Cypress Point Condo Assoc. v. Adria Towers, et al., involved claims arising from water infiltration and mold growth, damage to steel supports, exterior and interior sheathing and sheetrock, and insulation to common areas, interior structures and residential units of a 53-unit luxury residential condominium in Hoboken called Cypress Point. The Association sued the developer/general contractor, its Comprehensive General Liability (“CGL”) insurance carriers, and various subcontractors whose work was allegedly defective. At the trial court level, the developer’s carriers convinced the court that they were not liable and entitled to summary judgment because the subcontractors’ faulty workmanship did not constitute an “occurrence” that caused “property damage” as defined by the 1986 ISO form CGL policy. The carriers effectively argued that because the damage arose entirely from faulty work performed by or on behalf of the developer/GC, such risk was not covered.
The Appellate Court reversed, finding that under the plain language of the policies, the unintended and unexpected consequential damages to the common areas and residential units constituted “property damage” caused by an “occurrence.” The Supreme Court affirmed after a lengthy analysis of the history of the 1986 ISO form changes from the 1973 ISO form GLC policies, case law in New Jersey and a review of other jurisdictions’ findings.
The Court conducted a three step analysis. First, the court examined the facts of the Association’s claims to ascertain whether the policies provide an initial grant of coverage. If coverage is found, the second step is to consider any policy exclusions. If there are exclusions, the third step is to determine whether there are exceptions to the exclusions.
In implementing step one, the Court noted that the policy insures against liability for “property damage” that is caused by an “occurrence.” Property damage includes physical injury to tangible property including all resulting loss of use of that property. Based on a plain reading of the policy, the Court found that the Association’s damages caused by water infiltration from rain after the completion of construction of the condo met the definition of “property damage.” The court also had to determine whether there had been an “occurrence” which is defined in the policy as an “accident, including continuous or repeated exposure to substantially the same general harm conditions.” The court discussed numerous meanings of “accident,” e.g., an unforeseen and unplanned event or circumstance, an event without one’s foresight or expectation, an event occurring by chance or arising from unknown or remote causes, --- and ultimately concluded that unintended and unexpected harm caused by negligent conduct is an accident. The court rejected the carriers’ argument that a subcontractors’ negligent work is foreseeable and a predictable risk of doing business. Having decided step one, the court then turned to step two: whether the policy had a relevant exclusion.

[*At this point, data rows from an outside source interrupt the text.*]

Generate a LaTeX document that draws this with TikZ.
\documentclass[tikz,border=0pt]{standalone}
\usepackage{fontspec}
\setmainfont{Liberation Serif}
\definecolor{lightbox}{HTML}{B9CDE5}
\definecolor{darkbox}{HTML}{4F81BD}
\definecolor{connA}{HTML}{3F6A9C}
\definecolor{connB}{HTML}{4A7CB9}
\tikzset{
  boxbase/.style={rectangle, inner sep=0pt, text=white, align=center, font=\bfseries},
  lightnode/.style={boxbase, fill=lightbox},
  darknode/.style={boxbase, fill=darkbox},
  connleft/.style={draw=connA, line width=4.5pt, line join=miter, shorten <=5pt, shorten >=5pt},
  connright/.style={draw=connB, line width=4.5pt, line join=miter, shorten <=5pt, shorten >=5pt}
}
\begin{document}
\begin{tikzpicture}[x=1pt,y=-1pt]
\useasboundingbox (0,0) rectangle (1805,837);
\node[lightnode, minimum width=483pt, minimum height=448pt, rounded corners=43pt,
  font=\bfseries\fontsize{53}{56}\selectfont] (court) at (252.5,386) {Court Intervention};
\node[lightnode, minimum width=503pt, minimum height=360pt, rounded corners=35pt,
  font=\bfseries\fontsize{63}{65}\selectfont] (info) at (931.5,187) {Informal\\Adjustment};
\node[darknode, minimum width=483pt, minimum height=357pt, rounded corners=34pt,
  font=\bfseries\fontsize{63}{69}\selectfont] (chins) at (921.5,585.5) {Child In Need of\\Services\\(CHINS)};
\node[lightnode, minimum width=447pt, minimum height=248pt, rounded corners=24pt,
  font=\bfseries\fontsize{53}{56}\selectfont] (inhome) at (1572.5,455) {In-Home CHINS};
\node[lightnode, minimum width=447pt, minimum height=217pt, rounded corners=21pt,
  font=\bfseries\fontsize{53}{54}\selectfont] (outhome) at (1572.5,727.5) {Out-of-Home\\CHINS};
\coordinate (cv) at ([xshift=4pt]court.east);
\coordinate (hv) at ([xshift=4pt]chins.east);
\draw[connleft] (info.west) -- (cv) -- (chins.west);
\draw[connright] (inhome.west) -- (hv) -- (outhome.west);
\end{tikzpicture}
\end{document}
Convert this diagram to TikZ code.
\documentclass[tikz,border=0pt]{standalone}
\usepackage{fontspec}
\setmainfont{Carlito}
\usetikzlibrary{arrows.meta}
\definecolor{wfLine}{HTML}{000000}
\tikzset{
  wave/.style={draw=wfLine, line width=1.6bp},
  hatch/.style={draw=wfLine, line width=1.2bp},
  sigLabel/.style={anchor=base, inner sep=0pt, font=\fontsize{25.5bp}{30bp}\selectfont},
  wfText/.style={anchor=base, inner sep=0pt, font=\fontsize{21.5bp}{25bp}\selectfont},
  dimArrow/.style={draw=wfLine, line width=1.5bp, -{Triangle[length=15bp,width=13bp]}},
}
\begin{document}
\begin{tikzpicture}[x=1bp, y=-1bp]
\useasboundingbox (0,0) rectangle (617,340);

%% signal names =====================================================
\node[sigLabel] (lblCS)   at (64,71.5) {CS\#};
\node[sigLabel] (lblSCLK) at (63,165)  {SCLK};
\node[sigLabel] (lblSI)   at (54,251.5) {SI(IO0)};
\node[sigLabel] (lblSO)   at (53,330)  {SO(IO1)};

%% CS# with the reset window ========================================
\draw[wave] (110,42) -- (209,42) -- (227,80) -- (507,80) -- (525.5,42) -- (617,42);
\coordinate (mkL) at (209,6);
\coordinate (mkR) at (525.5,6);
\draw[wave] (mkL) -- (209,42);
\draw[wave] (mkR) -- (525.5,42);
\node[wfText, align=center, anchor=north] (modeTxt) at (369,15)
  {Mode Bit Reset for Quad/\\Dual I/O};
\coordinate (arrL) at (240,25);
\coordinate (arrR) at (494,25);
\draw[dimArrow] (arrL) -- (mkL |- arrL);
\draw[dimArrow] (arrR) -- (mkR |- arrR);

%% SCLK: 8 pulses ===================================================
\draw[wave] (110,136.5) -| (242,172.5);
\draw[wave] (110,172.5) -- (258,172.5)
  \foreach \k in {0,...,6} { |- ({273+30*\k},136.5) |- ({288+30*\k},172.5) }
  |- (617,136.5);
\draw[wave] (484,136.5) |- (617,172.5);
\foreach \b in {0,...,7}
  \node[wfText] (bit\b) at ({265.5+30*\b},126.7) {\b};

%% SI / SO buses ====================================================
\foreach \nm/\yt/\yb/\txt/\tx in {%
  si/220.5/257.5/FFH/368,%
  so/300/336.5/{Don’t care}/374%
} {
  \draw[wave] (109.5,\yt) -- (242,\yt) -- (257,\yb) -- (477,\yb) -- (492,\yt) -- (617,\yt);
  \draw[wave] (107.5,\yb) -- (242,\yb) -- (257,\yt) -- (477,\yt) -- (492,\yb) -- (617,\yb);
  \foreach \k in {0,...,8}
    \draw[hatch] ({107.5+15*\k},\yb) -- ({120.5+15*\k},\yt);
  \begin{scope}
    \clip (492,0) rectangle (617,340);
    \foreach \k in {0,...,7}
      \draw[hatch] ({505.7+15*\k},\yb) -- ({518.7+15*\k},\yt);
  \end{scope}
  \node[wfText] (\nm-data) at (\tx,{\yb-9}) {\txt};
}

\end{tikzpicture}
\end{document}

The CGL policy contained numerous exclusions to eliminate coverage for a variety of business risks including the cost of repairing damage to the insured’s own work (called the “your work” exclusion). The reason for the exclusion is to hold insureds responsible for their own negligent work, as they are in the best position to prevent the harm. Thus, step two eliminated the coverage for water damage to the completed portions of Cypress Point. But, step three revived the claim. An exception to the “your work” exclusion is a provision that states that the exclusion does not apply “if the damaged work or the work out of which the damage arises was performed on your behalf by a subcontractor.” This ‘subcontractor exception’ was the result of market demands that specifically sought coverage for liability arising from faulty work by subcontractors.
The court bolstered its opinion by noting that the insurance industry and the policyholder community intentionally provided this coverage. By incorporation the subcontractor exception into the “your work” exclusion, the insurance industry specifically contemplated coverage for property damage caused by a subcontractor’s defective performance.
The court suggests that if carriers do not want to extend this coverage, or developers/general contractors do not want to insure for this type of risk, the exception can be eliminated. “Insurers are of course free to amend CGL agreements or offer riders so as to reallocate the risk of subcontractor negligence.”
To view the decision, please click here.
Going forward, contracting parties should be particularly mindful of whether their policies provide coverage for subcontractor negligence.